The superior court appears throughout its findings and decision-making to have appropriately considered division of the marital portion of Numann's military retirement benefit, except that one of its final provisions toward the conclusion of its final written order purports to award half of the retirement benefit, without reference to the marital portion of the benefit. It appears that the court intended to award Gallant 50% of the marital portion of Numann's military retirement benefit, consistent with its stated intent to divide the marital property evenly after offsetting obligations between the two, and consistent with the USFSPA. For instance, many of the court's findings of fact and statements within its decision on the record - and Gallant's own briefing on appeal - clearly anticipate that the court intended to divide only the marital portion of the retirement pay. However, in one of the final paragraphs of its written order, the court directed that "[Gallant] is awarded 50% of [Numann's] military disposable retired pay," without reference to the marital portion of the benefit. We remand for the court to correct this point of inconsistency.
10 U.S.C. § 1408(e)(1) (providing court's division of benefit "may not exceed" 50% of military member's retirement pay).
B. There Is No Evidence The Court Was Biased Against Numann.
Numann argues the superior court judge who presided over his case was improperly biased against him, contending that the judge declared at the beginning of trial that Gallant had a right to Numann's military retirement pay. Numann claims this created a cause of action that Gallant would not have otherwise pursued, which demonstrated "favoritism." Gallant disputes Numann's claims of bias.
Numann's allegations of bias fail in part because they rely upon a mischaracterization of the record. While Numann alleges that the court suggested Gallant should seek a portion of his military retirement pay, the record reflects that Gallant initiated the request without any improper suggestion by the court.

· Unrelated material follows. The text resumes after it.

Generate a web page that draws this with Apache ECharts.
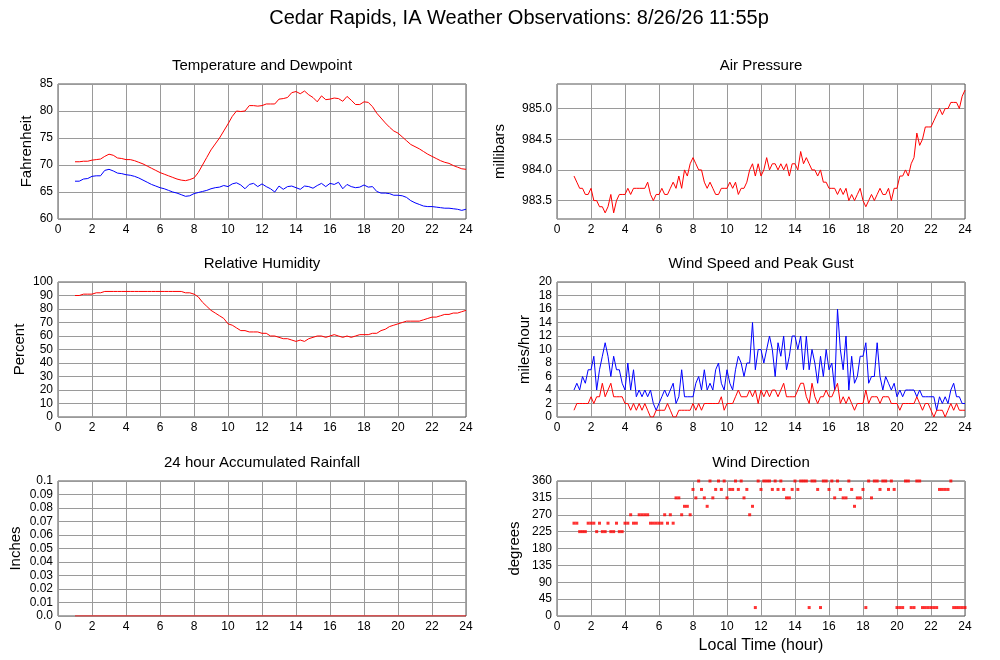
<!DOCTYPE html>
<html>
<head>
<meta charset="utf-8">
<title>Cedar Rapids, IA Weather Observations</title>
<script src="https://cdn.jsdelivr.net/npm/echarts@6.0.0/dist/echarts.min.js"></script>
<style>
  html, body { margin: 0; padding: 0; background: #fff; }
  #main { width: 1000px; height: 660px; }
</style>
</head>
<body>
<div id="main"></div>
<script>
// observation times (hour of day), 15 min and 10 min sampling
var t15 = [];
for (var i = 0; i < 93; i++) t15.push(1 + i * 0.25);
var t10 = [];
for (var j = 0; j < 139; j++) t10.push(1 + j / 6);
var rainHours = [1, 2, 3, 4, 5, 6, 7, 8, 9, 10, 11, 12, 13, 14, 15, 16, 17, 18, 19, 20, 21, 22, 23, 24];

var pressureTicks = [983.5, 984.0, 984.5, 985.0];

// temperature (F), every 15 min
var temp = [
  70.6, 70.6, 70.7, 70.7, 70.9, 71.0, 71.1, 71.6, 72.0, 71.8, 71.3, 71.2,
  71.0, 71.0, 70.8, 70.5, 70.2, 69.8, 69.4, 69.0, 68.6, 68.3, 68.0, 67.7,
  67.4, 67.2, 67.1, 67.3, 67.6, 68.6, 70.0, 71.4, 72.8, 73.9, 75.0, 76.3,
  77.6, 79.0, 80.0, 79.9, 80.0, 81.0, 81.0, 80.9, 81.0, 81.3, 81.3, 81.3,
  82.2, 82.3, 82.5, 83.4, 83.6, 83.2, 83.7, 83.0, 82.5, 81.7, 82.8, 82.1,
  82.2, 82.4, 82.3, 81.8, 82.7, 82.0, 81.2, 81.2, 81.7, 81.6, 80.8, 79.6,
  78.7, 77.8, 77.0, 76.3, 75.9, 75.2, 74.5, 73.8, 73.4, 73.0, 72.5, 72.0,
  71.6, 71.2, 70.8, 70.5, 70.3, 69.9, 69.6, 69.3, 69.2
];
// dewpoint (F)
var dewpoint = [
  67.0, 67.0, 67.4, 67.5, 67.9, 68.0, 68.0, 69.0, 69.2, 68.9, 68.5, 68.4,
  68.2, 68.1, 67.9, 67.6, 67.2, 66.8, 66.4, 66.1, 65.8, 65.6, 65.3, 65.0,
  64.8, 64.5, 64.2, 64.3, 64.7, 64.9, 65.1, 65.3, 65.6, 65.8, 65.9, 66.2,
  66.0, 66.5, 66.7, 66.3, 65.6, 66.4, 66.6, 66.0, 66.5, 66.0, 65.6, 65.0,
  66.1, 65.5, 66.0, 66.1, 65.8, 65.5, 66.1, 66.0, 65.7, 66.2, 66.6, 66.0,
  66.6, 66.4, 66.8, 65.6, 66.4, 66.0, 65.8, 65.9, 66.3, 65.9, 66.0, 65.1,
  64.8, 64.8, 64.7, 64.4, 64.4, 64.3, 64.0, 63.4, 63.0, 62.7, 62.4, 62.3,
  62.3, 62.2, 62.1, 62.0, 62.0, 61.9, 61.8, 61.6, 61.8
];
// air pressure (mb), every 10 min
var pressure = [
  983.9, 983.8, 983.7, 983.7, 983.6, 983.6,  983.7, 983.5, 983.5, 983.4, 983.4, 983.3,
  983.4, 983.6, 983.3, 983.5, 983.6, 983.6,  983.6, 983.7, 983.6, 983.7, 983.7, 983.7,
  983.7, 983.7, 983.8, 983.6, 983.5, 983.6,  983.6, 983.7, 983.6, 983.6, 983.7, 983.8,
  983.7, 983.9, 983.7, 984.0, 983.9, 984.1,  984.2, 984.1, 984.0, 984.0, 983.8, 983.7,
  983.8, 983.7, 983.6, 983.6, 983.7, 983.7,  983.7, 983.8, 983.7, 983.8, 983.6, 983.7,
  983.7, 983.8, 984.0, 984.1, 983.9, 984.1,  983.9, 984.0, 984.2, 984.0, 984.1, 984.1,
  984.0, 984.1, 984.0, 984.1, 983.9, 984.1,  984.1, 984.0, 984.3, 984.1, 984.2, 984.1,
  984.0, 984.0, 983.9, 984.0, 983.8, 983.8,  983.7, 983.7, 983.7, 983.6, 983.7, 983.6,
  983.7, 983.5, 983.6, 983.5, 983.6, 983.7,  983.5, 983.4, 983.5, 983.6, 983.5, 983.6,
  983.7, 983.6, 983.6, 983.7, 983.5, 983.7,  983.7, 983.9, 983.9, 984.0, 983.9, 984.1,
  984.2, 984.6, 984.4, 984.5, 984.7, 984.7,  984.7, 984.8, 984.9, 985.0, 984.9, 985.0,
  985.0, 985.1, 985.1, 985.1, 985.0, 985.2,  985.3
];
// relative humidity (%), every 15 min
var humidity = [
  90, 90, 91, 91, 91, 92, 92, 93, 93, 93, 93, 93,
  93, 93, 93, 93, 93, 93, 93, 93, 93, 93, 93, 93,
  93, 93, 92, 92, 91, 89, 85, 82, 79, 77, 75, 73,
  69, 68, 66, 64, 64, 63, 63, 63, 62, 62, 60, 60,
  59, 58, 58, 57, 56, 57, 56, 58, 59, 60, 60, 59,
  60, 61, 60, 59, 60, 59, 60, 61, 61, 61, 62, 62,
  64, 65, 67, 68, 69, 70, 71, 71, 71, 71, 72, 73,
  74, 74, 75, 76, 76, 77, 77, 78, 79
];
// peak gust and wind speed (mph), every 10 min
var gust = [
  4, 5, 4, 6, 5, 7,  7, 9, 4, 7, 9, 11,  9, 6, 9, 7, 7, 5,  4, 8, 4, 7, 3, 4,
  3, 4, 3, 4, 2, 1,  2, 3, 4, 3, 4, 5,  2, 3, 7, 3, 3, 3,  3, 5, 6, 4, 7, 4,
  5, 4, 7, 8, 5, 4,  7, 5, 4, 7, 9, 8,  6, 8, 8, 14, 7, 10,  10, 8, 10, 12, 10, 6,
  11, 9, 12, 7, 9, 12,  12, 10, 12, 7, 12, 7,  10, 8, 5, 9, 6, 10,  7, 8, 4, 16, 10, 7,
  12, 4, 9, 5, 6, 9,  9, 11, 5, 6, 6, 11,  6, 4, 6, 5, 4, 5,  3, 4, 3, 4, 4, 4,
  4, 3, 4, 3, 3, 3,  3, 3, 1, 3, 2, 3,  2, 4, 5, 3, 3, 2,  2
];
var speed = [
  1, 2, 2, 2, 2, 2,  3, 2, 3, 3, 5, 3,  4, 5, 3, 3, 3, 3,  2, 2, 1, 2, 1, 2,
  1, 2, 1, 0, 0, 1,  1, 1, 1, 2, 1, 0,  0, 1, 1, 1, 1, 1,  2, 1, 2, 1, 2, 2,
  2, 2, 2, 2, 3, 1,  2, 2, 2, 3, 4, 3,  3, 3, 4, 3, 4, 2,  4, 3, 4, 3, 4, 4,
  3, 4, 5, 3, 3, 3,  3, 4, 5, 5, 3, 2,  5, 3, 2, 3, 3, 4,  3, 3, 4, 5, 2, 3,
  2, 3, 2, 1, 2, 2,  2, 4, 2, 3, 3, 3,  2, 3, 3, 3, 2, 2,  2, 1, 2, 2, 2, 2,
  2, 3, 2, 1, 2, 2,  1, 0, 1, 1, 1, 0,  1, 2, 1, 2, 1, 1,  1
];
// wind direction (degrees), every 10 min
var direction = [
  247.5, 247.5, 225, 225, 225, 247.5,  247.5, 247.5, 225, 247.5, 225, 225,
  247.5, 225, 225, 247.5, 225, 225,  247.5, 247.5, 270, 247.5, 247.5, 270,
  270, 270, 270, 247.5, 247.5, 247.5,  247.5, 247.5, 270, 247.5, 270, 247.5,
  315, 315, 270, 292.5, 292.5, 270,  337.5, 315, 360, 337.5, 315, 292.5,
  360, 315, 337.5, 360, 337.5, 360,  315, 337.5, 337.5, 360, 337.5, 360,
  315, 337.5, 270, 292.5, 22.5, 360,  337.5, 360, 360, 360, 337.5, 360,
  337.5, 360, 337.5, 315, 315, 337.5,  360, 337.5, 360, 360, 360, 22.5,
  360, 360, 337.5, 22.5, 360, 360,  337.5, 360, 315, 360, 337.5, 315,
  315, 360, 337.5, 292.5, 315, 315,  337.5, 22.5, 360, 315, 360, 360,
  337.5, 360, 360, 337.5, 360, 337.5,  22.5, 22.5, 22.5, 360, 360, 22.5,
  22.5, 360, 360, 22.5, 22.5, 22.5,  22.5, 22.5, 22.5, 337.5, 337.5, 337.5,
  337.5, 360, 22.5, 22.5, 22.5, 22.5,  22.5
];
// 24 hour accumulated rain (in)
var rain = [0, 0, 0, 0, 0, 0, 0, 0, 0, 0, 0, 0, 0, 0, 0, 0, 0, 0, 0, 0, 0, 0, 0, 0];

var FONT = '"Liberation Sans", Arial, Helvetica, sans-serif';

function pairs(xs, ys) {
  return xs.map(function (x, k) { return [x, ys[k]]; });
}

// panel positions: [left, top]
var panels = [[58, 84], [557, 84], [58, 282], [557, 282], [58, 481], [557, 481]];
var panelTitles = ['Temperature and Dewpoint', 'Air Pressure', 'Relative Humidity',
  'Wind Speed and Peak Gust', '24 hour Accumulated Rainfall', 'Wind Direction'];

function xAxisFor(k) {
  var ax = {
    type: 'value', gridIndex: k, min: 0, max: 24, interval: 2,
    axisLine: { show: false },
    axisTick: { show: false },
    axisLabel: { color: '#000', fontSize: 12, fontFamily: FONT, margin: 5 },
    splitLine: { show: true, lineStyle: { color: '#9a9a9a', width: 1 } }
  };
  if (k === 5) {
    ax.name = 'Local Time (hour)';
    ax.nameLocation = 'middle';
    ax.nameGap = 22;
    ax.nameTextStyle = { color: '#000', fontSize: 16, fontFamily: FONT };
  }
  return ax;
}

function yAxisFor(k, name, gap, min, max, interval, fmt) {
  return {
    type: 'value', gridIndex: k, min: min, max: max, interval: interval,
    name: name, nameLocation: 'middle', nameGap: gap,
    nameTextStyle: { color: '#000', fontSize: 15, fontFamily: FONT },
    axisLine: { show: false },
    axisTick: { show: false },
    axisLabel: { color: '#000', fontSize: 12, fontFamily: FONT, margin: 5, formatter: fmt },
    splitLine: { show: true, lineStyle: { color: '#9a9a9a', width: 1 } }
  };
}

function lineSeries(k, data, color) {
  return {
    type: 'line', xAxisIndex: k, yAxisIndex: k, data: data,
    showSymbol: false, symbol: 'none', silent: true,
    lineStyle: { color: color, width: 1 }, itemStyle: { color: color }
  };
}

function getOption() {
  var grids = panels.map(function (p) {
    return {
      left: p[0], top: p[1], width: 408, height: 135,
      show: true, borderColor: '#555', borderWidth: 1, backgroundColor: 'transparent'
    };
  });

  var titles = [{
    text: 'Cedar Rapids, IA Weather Observations: 8/26/26 11:55p',
    left: 519, top: 8, textAlign: 'center', padding: 0,
    textStyle: { color: '#000', fontSize: 20, fontWeight: 'normal', fontFamily: FONT }
  }];
  panelTitles.forEach(function (t, k) {
    titles.push({
      text: t, left: panels[k][0] + 204, top: panels[k][1] - 26, textAlign: 'center', padding: 0,
      textStyle: { color: '#000', fontSize: 15, fontWeight: 'normal', fontFamily: FONT }
    });
  });

  // pressure axis: range does not start on a tick, so ticks are listed
  var pressureAxis = yAxisFor(1, 'millibars', 50, 983.2, 985.4, null,
    function (v) { return v.toFixed(1); });
  delete pressureAxis.interval;
  pressureAxis.axisLabel.customValues = pressureTicks;
  pressureAxis.axisTick.customValues = pressureTicks;

  return {
    animation: false,
    backgroundColor: '#fff',
    title: titles,
    grid: grids,
    xAxis: [0, 1, 2, 3, 4, 5].map(xAxisFor),
    yAxis: [
      yAxisFor(0, 'Fahrenheit', 24, 60, 85, 5),
      pressureAxis,
      yAxisFor(2, 'Percent', 31, 0, 100, 10),
      yAxisFor(3, 'miles/hour', 25, 0, 20, 2),
      yAxisFor(4, 'Inches', 35, 0, 0.1, 0.01, function (v) {
        return v === 0 ? '0.0' : String(+v.toFixed(2));
      }),
      yAxisFor(5, 'degrees', 35, 0, 360, 45)
    ],
    series: [
      lineSeries(0, pairs(t15, temp), '#ff0000'),
      lineSeries(0, pairs(t15, dewpoint), '#0000ff'),
      lineSeries(1, pairs(t10, pressure), '#ff0000'),
      lineSeries(2, pairs(t15, humidity), '#ff0000'),
      lineSeries(3, pairs(t10, gust), '#0000ff'),
      lineSeries(3, pairs(t10, speed), '#ff0000'),
      lineSeries(4, pairs(rainHours, rain), '#ff0000'),
      {
        type: 'scatter', xAxisIndex: 5, yAxisIndex: 5, silent: true,
        symbol: 'rect', symbolSize: 3,
        itemStyle: { color: '#ff0000' },
        data: pairs(t10, direction)
      }
    ]
  };
}

var chart = echarts.init(document.getElementById('main'), null, { renderer: 'canvas' });
chart.setOption(getOption());
</script>
</body>
</html>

Indeed, Gallant's trial brief requested division of the military retirement benefit. And Numann acknowledges in his brief on appeal that Gallant claimed "[f]rom the outset of trial . . . that she was moving for [Numann's] entitled retirement pay." Because the record reflects Gallant sought a portion of the military benefit from the outset of divorce, we reject any allegations of bias based on contrary assertions.

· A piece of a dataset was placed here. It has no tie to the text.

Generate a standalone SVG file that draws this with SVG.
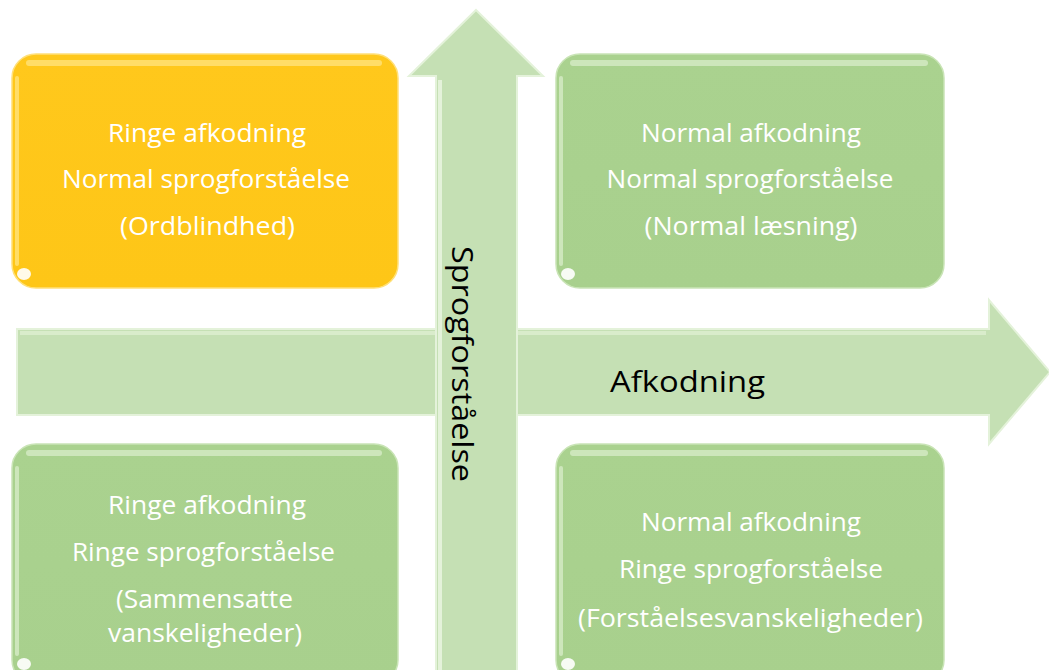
<svg xmlns="http://www.w3.org/2000/svg" width="1049" height="670" viewBox="0 0 1049 670">
  <defs>
    <linearGradient id="gYellow" x1="0" y1="0" x2="0" y2="1">
      <stop offset="0" stop-color="#FFC81C"/>
      <stop offset="1" stop-color="#FEC617"/>
    </linearGradient>
    <linearGradient id="gGreen" x1="0" y1="0" x2="0" y2="1">
      <stop offset="0" stop-color="#AAD28F"/>
      <stop offset="1" stop-color="#A8D08D"/>
    </linearGradient>
  </defs>
  <style>
    .box-y { fill: url(#gYellow); stroke: #FFE07A; stroke-width: 1.5; }
    .box-g { fill: url(#gGreen); stroke: #C9E4B6; stroke-width: 1.5; }
    .hl-y { fill: #FFE27A; opacity: 0.8; }
    .hl-g { fill: #D3EAC3; opacity: 0.85; }
    .dot { fill: #FFFFFF; opacity: 0.9; }
    .arrow { fill: #C5E0B4; stroke: #E4F2DA; stroke-width: 2; stroke-linejoin: miter; }
    .lbl { font-family: "Open Sans", "Liberation Sans", sans-serif; font-size: 26px; fill: #FFFFFF; text-anchor: middle; }
    .axis { font-family: "Open Sans", "Liberation Sans", sans-serif; font-size: 30px; fill: #000000; }
  </style>

  <g id="connectors">
    <g id="arrow-afkodning">
      <polygon class="arrow" points="17,329 989,329 989,300 1050,372 989,444 989,415 17,415"/>
      <rect x="20" y="331" width="966" height="4" fill="#DDEFD1" opacity="0.8"/>
      <text class="axis" x="610" y="392" textLength="155" lengthAdjust="spacingAndGlyphs">Afkodning</text>
    </g>
    <g id="arrow-sprogforstaaelse">
      <polygon class="arrow" points="476,10 543,76 517,76 517,690 436,690 436,76 409,76"/>
      <rect x="438" y="80" width="4" height="600" fill="#E7F4DE" opacity="0.9"/>
      <text class="axis" transform="translate(452,246) rotate(90)" x="0" y="0" textLength="236" lengthAdjust="spacingAndGlyphs">Sprogforståelse</text>
    </g>
  </g>

  <g id="node-tl">
    <rect class="box-y" x="12" y="54" width="386" height="234" rx="24" ry="24"/>
    <rect class="hl-y" x="26" y="60" width="356" height="6" rx="3"/>
    <rect class="hl-y" x="15" y="76" width="4" height="190" rx="2" opacity="0.5"/>
    <ellipse class="dot" cx="24" cy="274" rx="7" ry="6"/>
    <text class="lbl" x="207" y="142" textLength="198" lengthAdjust="spacingAndGlyphs">Ringe afkodning</text>
    <text class="lbl" x="206" y="188" textLength="288" lengthAdjust="spacingAndGlyphs">Normal sprogforståelse</text>
    <text class="lbl" x="207.5" y="235" textLength="175" lengthAdjust="spacingAndGlyphs">(Ordblindhed)</text>
  </g>

  <g id="node-tr">
    <rect class="box-g" x="556" y="54" width="388" height="234" rx="24" ry="24"/>
    <rect class="hl-g" x="570" y="60" width="358" height="6" rx="3"/>
    <rect class="hl-g" x="559" y="76" width="4" height="190" rx="2" opacity="0.5"/>
    <ellipse class="dot" cx="568" cy="274" rx="7" ry="6"/>
    <text class="lbl" x="751" y="142" textLength="220" lengthAdjust="spacingAndGlyphs">Normal afkodning</text>
    <text class="lbl" x="750" y="188" textLength="287" lengthAdjust="spacingAndGlyphs">Normal sprogforståelse</text>
    <text class="lbl" x="751" y="235" textLength="213" lengthAdjust="spacingAndGlyphs">(Normal læsning)</text>
  </g>

  <g id="node-bl">
    <rect class="box-g" x="12" y="444" width="386" height="240" rx="24" ry="24"/>
    <rect class="hl-g" x="26" y="450" width="356" height="6" rx="3"/>
    <rect class="hl-g" x="15" y="466" width="4" height="190" rx="2" opacity="0.5"/>
    <ellipse class="dot" cx="24" cy="664" rx="7" ry="6"/>
    <text class="lbl" x="207" y="514" textLength="198" lengthAdjust="spacingAndGlyphs">Ringe afkodning</text>
    <text class="lbl" x="203.5" y="561" textLength="263" lengthAdjust="spacingAndGlyphs">Ringe sprogforståelse</text>
    <text class="lbl" x="204.5" y="608" textLength="177" lengthAdjust="spacingAndGlyphs">(Sammensatte</text>
    <text class="lbl" x="205" y="642" textLength="194" lengthAdjust="spacingAndGlyphs">vanskeligheder)</text>
  </g>

  <g id="node-br">
    <rect class="box-g" x="556" y="444" width="388" height="240" rx="24" ry="24"/>
    <rect class="hl-g" x="570" y="450" width="358" height="6" rx="3"/>
    <rect class="hl-g" x="559" y="466" width="4" height="190" rx="2" opacity="0.5"/>
    <ellipse class="dot" cx="568" cy="664" rx="7" ry="6"/>
    <text class="lbl" x="751" y="531" textLength="220" lengthAdjust="spacingAndGlyphs">Normal afkodning</text>
    <text class="lbl" x="751" y="578" textLength="264" lengthAdjust="spacingAndGlyphs">Ringe sprogforståelse</text>
    <text class="lbl" x="750.5" y="627" textLength="345" lengthAdjust="spacingAndGlyphs">(Forståelsesvanskeligheder)</text>
  </g>
</svg>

Numann also references hearings in which he claims the court did not allow him to contest Gallant's right to his military retirement pay. Our review of the contested hearings does not support these claims. During the parties' first hearing in
June 2022, Numann noted he had been unable to review Gallant's trial brief and that he was unprepared to respond to her request for a portion of the military retirement pay. In light of this the court granted his request for extra time, giving him one extra week to prepare for trial and the dispute over his retirement benefit. Similarly, the court held a hearing in August 2022 upon Numann's request so that he could express his concerns about the proposed recapture of his retirement benefit, among other issues. The court was responsive to the points Numann raised in its decision on the record. An objective review of the record contradicts Numann's allegations of improper bias.
See Griswold v. Homer City Council, 310 P.3d 938, 941 n.6 (Alaska 2013); Phillips v. State, 271 P.3d 457, 459 (Alaska App. 2012) (explaining appearance of bias is assessed according to whether "given the circumstances, reasonable people would question the judge's ability to be fair").
V. CONCLUSION
For the foregoing reasons, we AFFIRM the superior court's final property distribution, but REMAND for the court to correct one inconsistency in its award to Gallant of a portion of Numann's military retirement benefit.